Let there be $n$ floors ($n<30$) in some building. In order to arrive to the $n$-th floor we can climb one or two floors each time. On floor $20$ there's an elevator. If we arrive to the $20$-th floor we must take the elevator to the $n$-th floor. Design recursive algorithm to determine in how many ways it is possible to climb to the $n$-th floor? (if $29<n$ or $n<20$ then there're $0$ ways).
For example:
the person can climb to the $19$-th floor, climbing one or two floors at a time, then climb two floors to floor $21$ and then continue climbing one or two floors at a time until reaching $n$-th floor.

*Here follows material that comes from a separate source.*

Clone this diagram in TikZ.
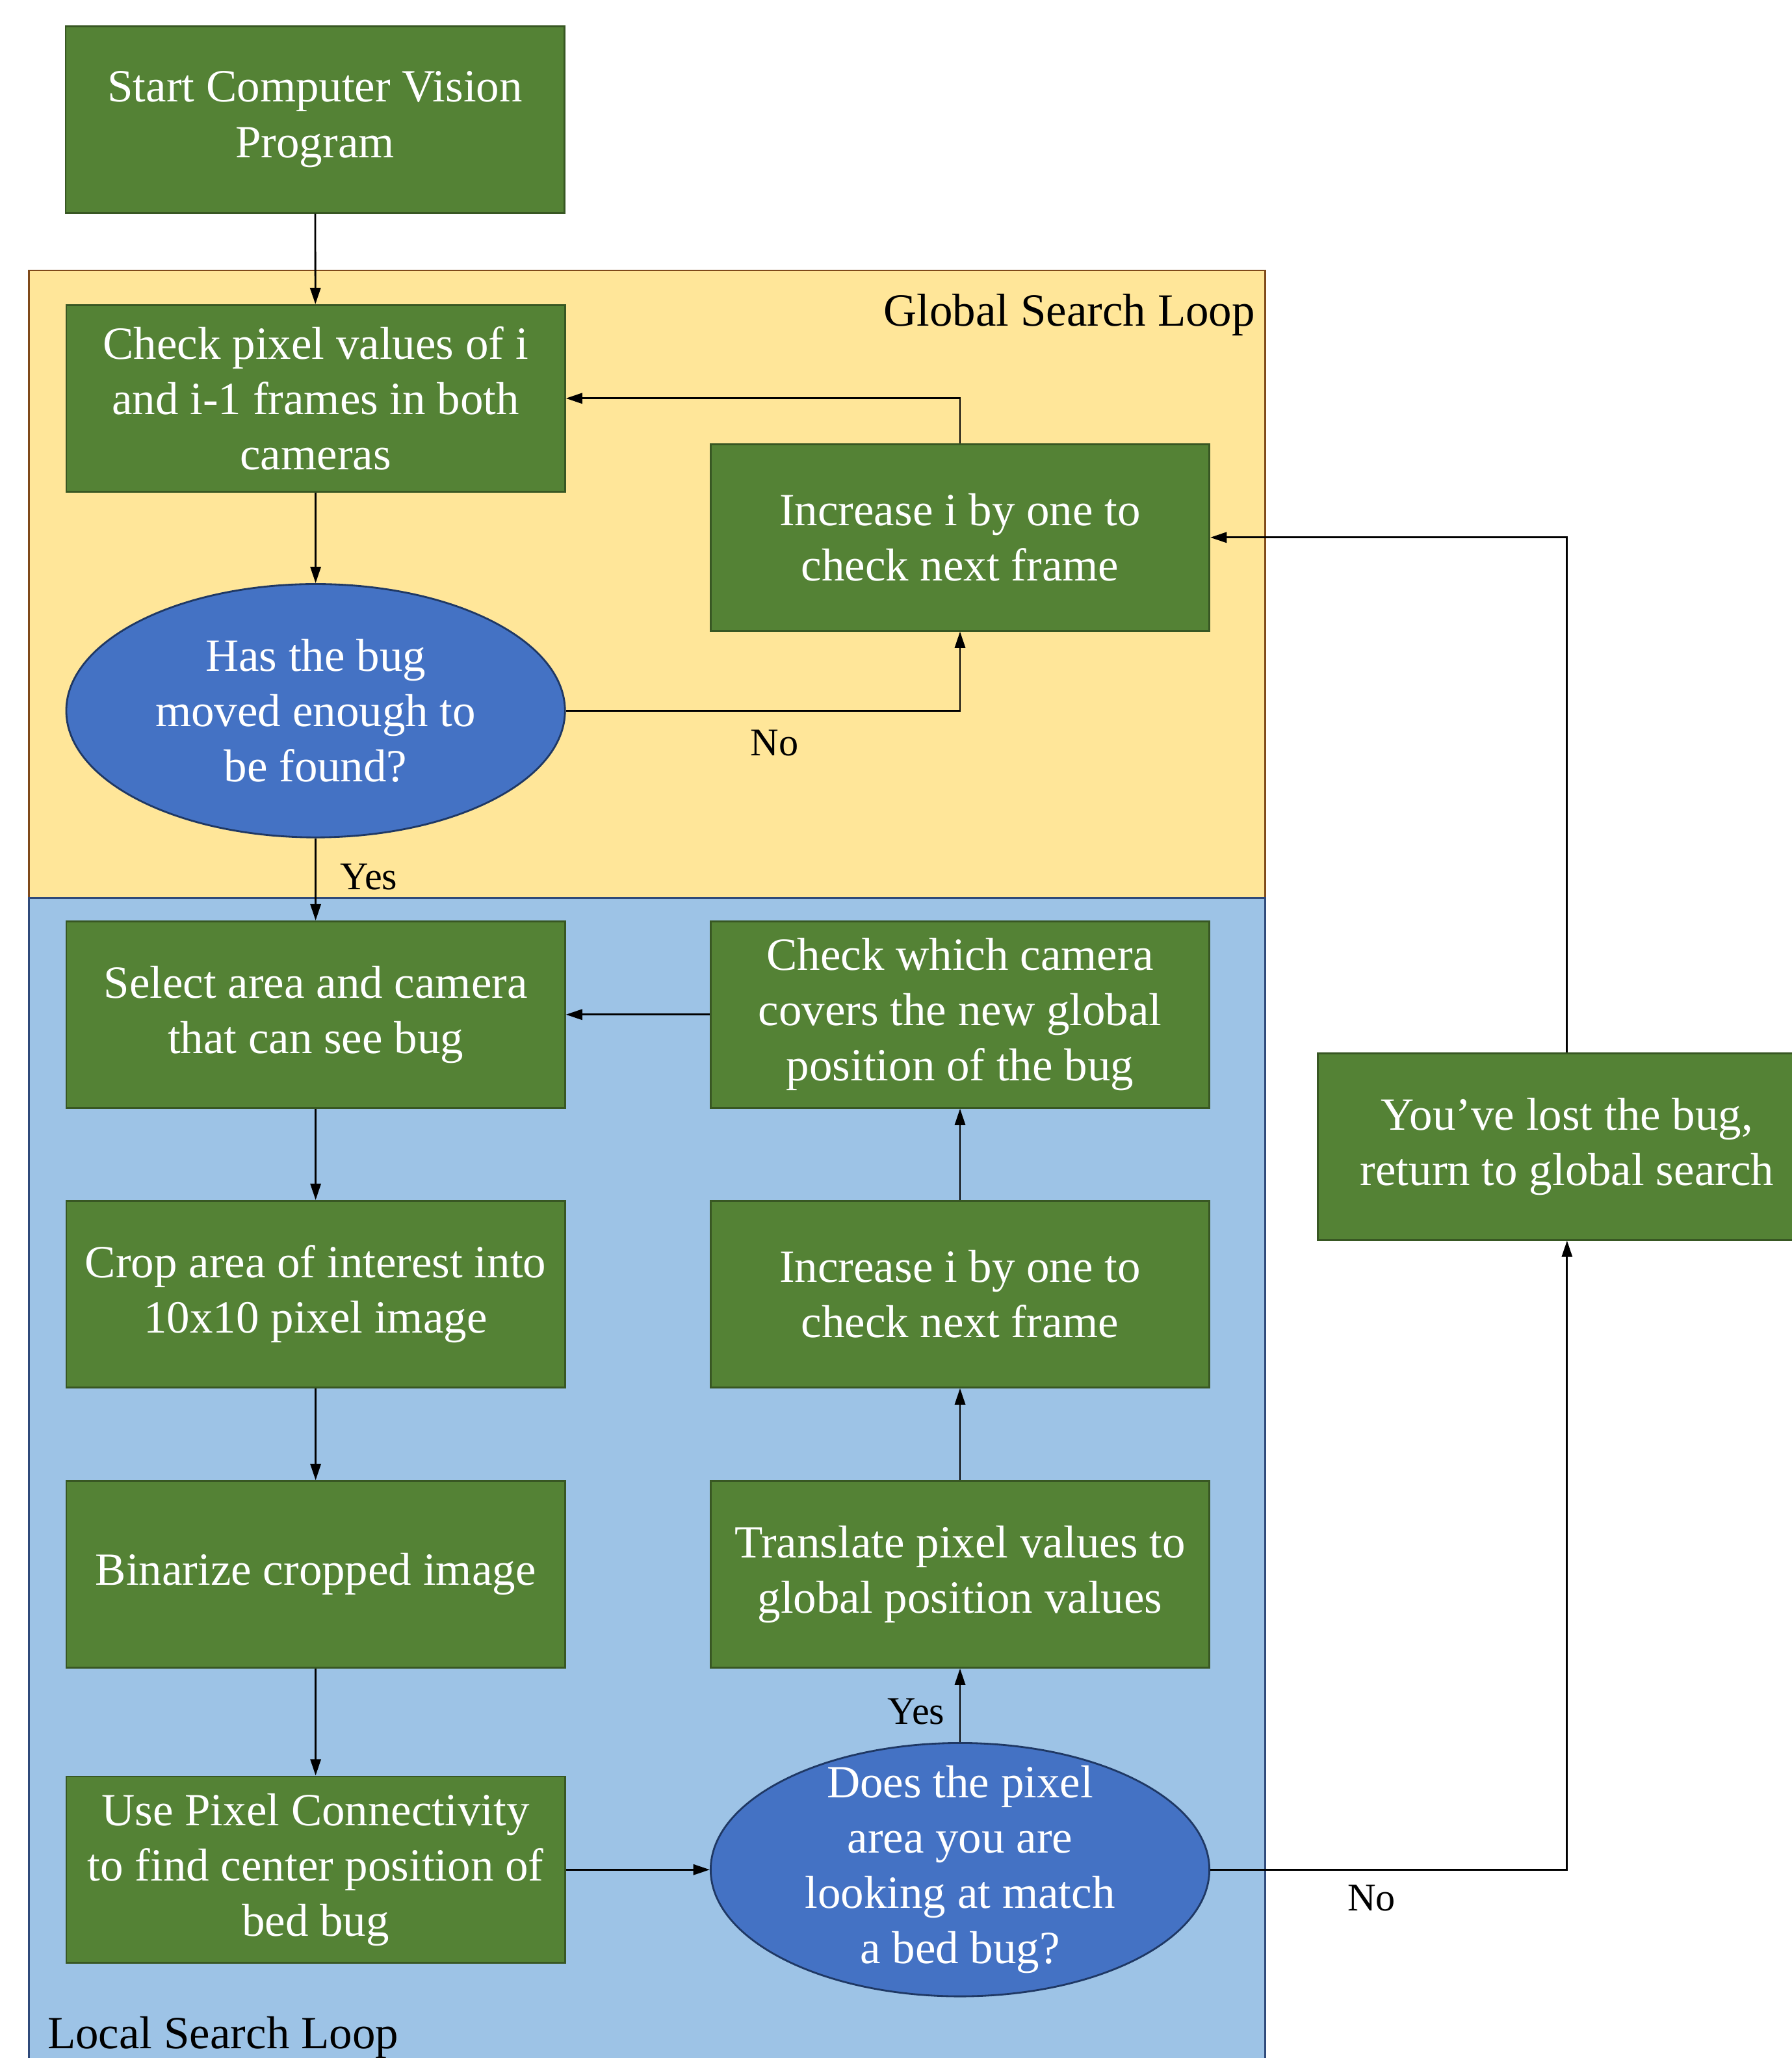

the person can climb $20$ floors than the person must take the elevator to the $n$-th floor
Without the elevator constraint the problem may be solved using the following recurrence: $$ f(0) = 1\\f(-1)=0\\ f(n)=f(n-1)+f(n-2) $$ Through trial and error process I think to solve the problem with elevator constraint we can design formula $f'(n)$: $$ f'(n)=f(n)-f(20)-f(19)-f(18) $$ Intuitively this makes sense: we subtract $f(20)$ from $f'(n)$ because all climb paths after arriving to floor $20$ are illegal as we must take the elevator. But why do we need to subtract $f(19)$ and $f(18)$? Because they can lead to floor $20$?
I'm not sure if $f'(n)$ is correct and if it is why we need to subtract $f(19)$ and $f(18)$.